------ Data in this exercise ------

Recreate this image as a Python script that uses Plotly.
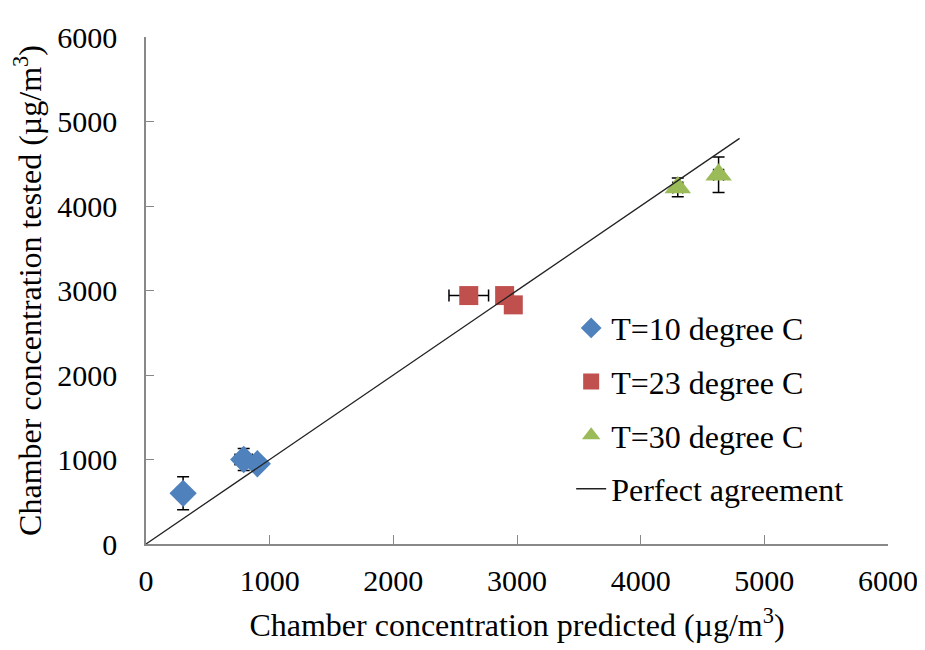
import plotly.graph_objects as go

# T=10 degree C
x10 = [300, 790, 900]
y10 = [600, 1000, 950]
ey10 = [195, 130, 0]
ex10 = [0, 70, 0]

# T=23 degree C
x23 = [2610, 2900, 2970]
y23 = [2940, 2940, 2830]
ey23 = [60, 60, 0]
ex23 = [160, 0, 0]

# T=30 degree C
x30 = [4300, 4630]
y30 = [4220, 4370]
ey30 = [110, 210]
ex30 = [40, 40]

# Perfect agreement line
line_x = [0, 4800]
line_y = [0, 4800]

xticks = [0, 1000, 2000, 3000, 4000, 5000, 6000]
yticks = [0, 1000, 2000, 3000, 4000, 5000, 6000]

FONT = "Liberation Serif, Times New Roman, serif"

fig = go.Figure()

def series(x, y, ex, ey, name, color, symbol, size, group):
    fig.add_trace(go.Scatter(
        x=x, y=y, mode="markers", name=name, legendgroup=group,
        marker=dict(color=color, symbol=symbol, size=size),
        error_y=dict(type="data", array=ey, visible=True, color="black", thickness=1.5, width=6),
        error_x=dict(type="data", array=ex, visible=True, color="black", thickness=1.5, width=6),
    ))

series(x10, y10, ex10, ey10, "T=10 degree C", "#4F81BD", "diamond", 21, "a")
series(x23, y23, ex23, ey23, "T=23 degree C", "#C0504D", "square", 19, "b")
series(x30, y30, ex30, ey30, "T=30 degree C", "#9BBB59", "triangle-up", 23, "c")

fig.add_trace(go.Scatter(
    x=line_x, y=line_y, mode="lines", name="Perfect agreement", legendgroup="d",
    line=dict(color="#222222", width=1.3),
))

fig.update_layout(
    width=925, height=650,
    margin=dict(l=138, r=45, t=14, b=114),
    paper_bgcolor="white", plot_bgcolor="white",
    font=dict(family=FONT, size=30, color="black"),
    showlegend=True,
    legend=dict(
        x=0.573, y=0.48, xanchor="left", yanchor="top",
        font=dict(family=FONT, size=32, color="black"),
        traceorder="grouped", tracegroupgap=9,
        bgcolor="rgba(0,0,0,0)",
    ),
    xaxis=dict(
        range=[0, 6000], tickvals=xticks, ticks="inside", ticklen=9, tickcolor="#888888",
        showline=True, linecolor="#888888", linewidth=1.5, showgrid=False, zeroline=False,
        tickfont=dict(family=FONT, size=30), ticklabelstandoff=9, ticklabeloverflow="allow",
        title=dict(text="Chamber concentration predicted (µg/m<sup>3</sup>)",
                   font=dict(family=FONT, size=32), standoff=18),
    ),
    yaxis=dict(
        range=[0, 6000], tickvals=yticks, ticks="inside", ticklen=8, tickcolor="#888888",
        showline=True, linecolor="#888888", linewidth=1.5, showgrid=False, zeroline=False,
        tickfont=dict(family=FONT, size=30), ticklabelstandoff=21, ticklabeloverflow="allow",
        title=dict(text="Chamber concentration tested (µg/m<sup>3</sup>)",
                   font=dict(family=FONT, size=32), standoff=8),
    ),
)

fig.write_html("out.html")
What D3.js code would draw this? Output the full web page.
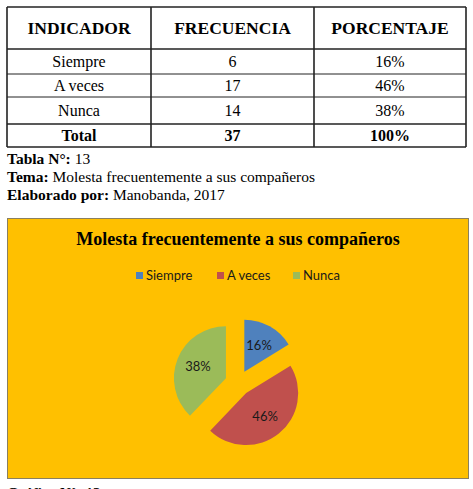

------

:: The request ::
Make an exact reproduction of the listing above, without any pictures.

:: Exercise result ::
Recreate this image as a Python script that uses Plotly.
import plotly.graph_objects as go

# T=10 degree C
x10 = [300, 790, 900]
y10 = [600, 1000, 950]
ey10 = [195, 130, 0]
ex10 = [0, 70, 0]

# T=23 degree C
x23 = [2610, 2900, 2970]
y23 = [2940, 2940, 2830]
ey23 = [60, 60, 0]
ex23 = [160, 0, 0]

# T=30 degree C
x30 = [4300, 4630]
y30 = [4220, 4370]
ey30 = [110, 210]
ex30 = [40, 40]

# Perfect agreement line
line_x = [0, 4800]
line_y = [0, 4800]

xticks = [0, 1000, 2000, 3000, 4000, 5000, 6000]
yticks = [0, 1000, 2000, 3000, 4000, 5000, 6000]

FONT = "Liberation Serif, Times New Roman, serif"

fig = go.Figure()

def series(x, y, ex, ey, name, color, symbol, size, group):
    fig.add_trace(go.Scatter(
        x=x, y=y, mode="markers", name=name, legendgroup=group,
        marker=dict(color=color, symbol=symbol, size=size),
        error_y=dict(type="data", array=ey, visible=True, color="black", thickness=1.5, width=6),
        error_x=dict(type="data", array=ex, visible=True, color="black", thickness=1.5, width=6),
    ))

series(x10, y10, ex10, ey10, "T=10 degree C", "#4F81BD", "diamond", 21, "a")
series(x23, y23, ex23, ey23, "T=23 degree C", "#C0504D", "square", 19, "b")
series(x30, y30, ex30, ey30, "T=30 degree C", "#9BBB59", "triangle-up", 23, "c")

fig.add_trace(go.Scatter(
    x=line_x, y=line_y, mode="lines", name="Perfect agreement", legendgroup="d",
    line=dict(color="#222222", width=1.3),
))

fig.update_layout(
    width=925, height=650,
    margin=dict(l=138, r=45, t=14, b=114),
    paper_bgcolor="white", plot_bgcolor="white",
    font=dict(family=FONT, size=30, color="black"),
    showlegend=True,
    legend=dict(
        x=0.573, y=0.48, xanchor="left", yanchor="top",
        font=dict(family=FONT, size=32, color="black"),
        traceorder="grouped", tracegroupgap=9,
        bgcolor="rgba(0,0,0,0)",
    ),
    xaxis=dict(
        range=[0, 6000], tickvals=xticks, ticks="inside", ticklen=9, tickcolor="#888888",
        showline=True, linecolor="#888888", linewidth=1.5, showgrid=False, zeroline=False,
        tickfont=dict(family=FONT, size=30), ticklabelstandoff=9, ticklabeloverflow="allow",
        title=dict(text="Chamber concentration predicted (µg/m<sup>3</sup>)",
                   font=dict(family=FONT, size=32), standoff=18),
    ),
    yaxis=dict(
        range=[0, 6000], tickvals=yticks, ticks="inside", ticklen=8, tickcolor="#888888",
        showline=True, linecolor="#888888", linewidth=1.5, showgrid=False, zeroline=False,
        tickfont=dict(family=FONT, size=30), ticklabelstandoff=21, ticklabeloverflow="allow",
        title=dict(text="Chamber concentration tested (µg/m<sup>3</sup>)",
                   font=dict(family=FONT, size=32), standoff=8),
    ),
)

fig.write_html("out.html")
What D3.js code would draw this? Output the full web page.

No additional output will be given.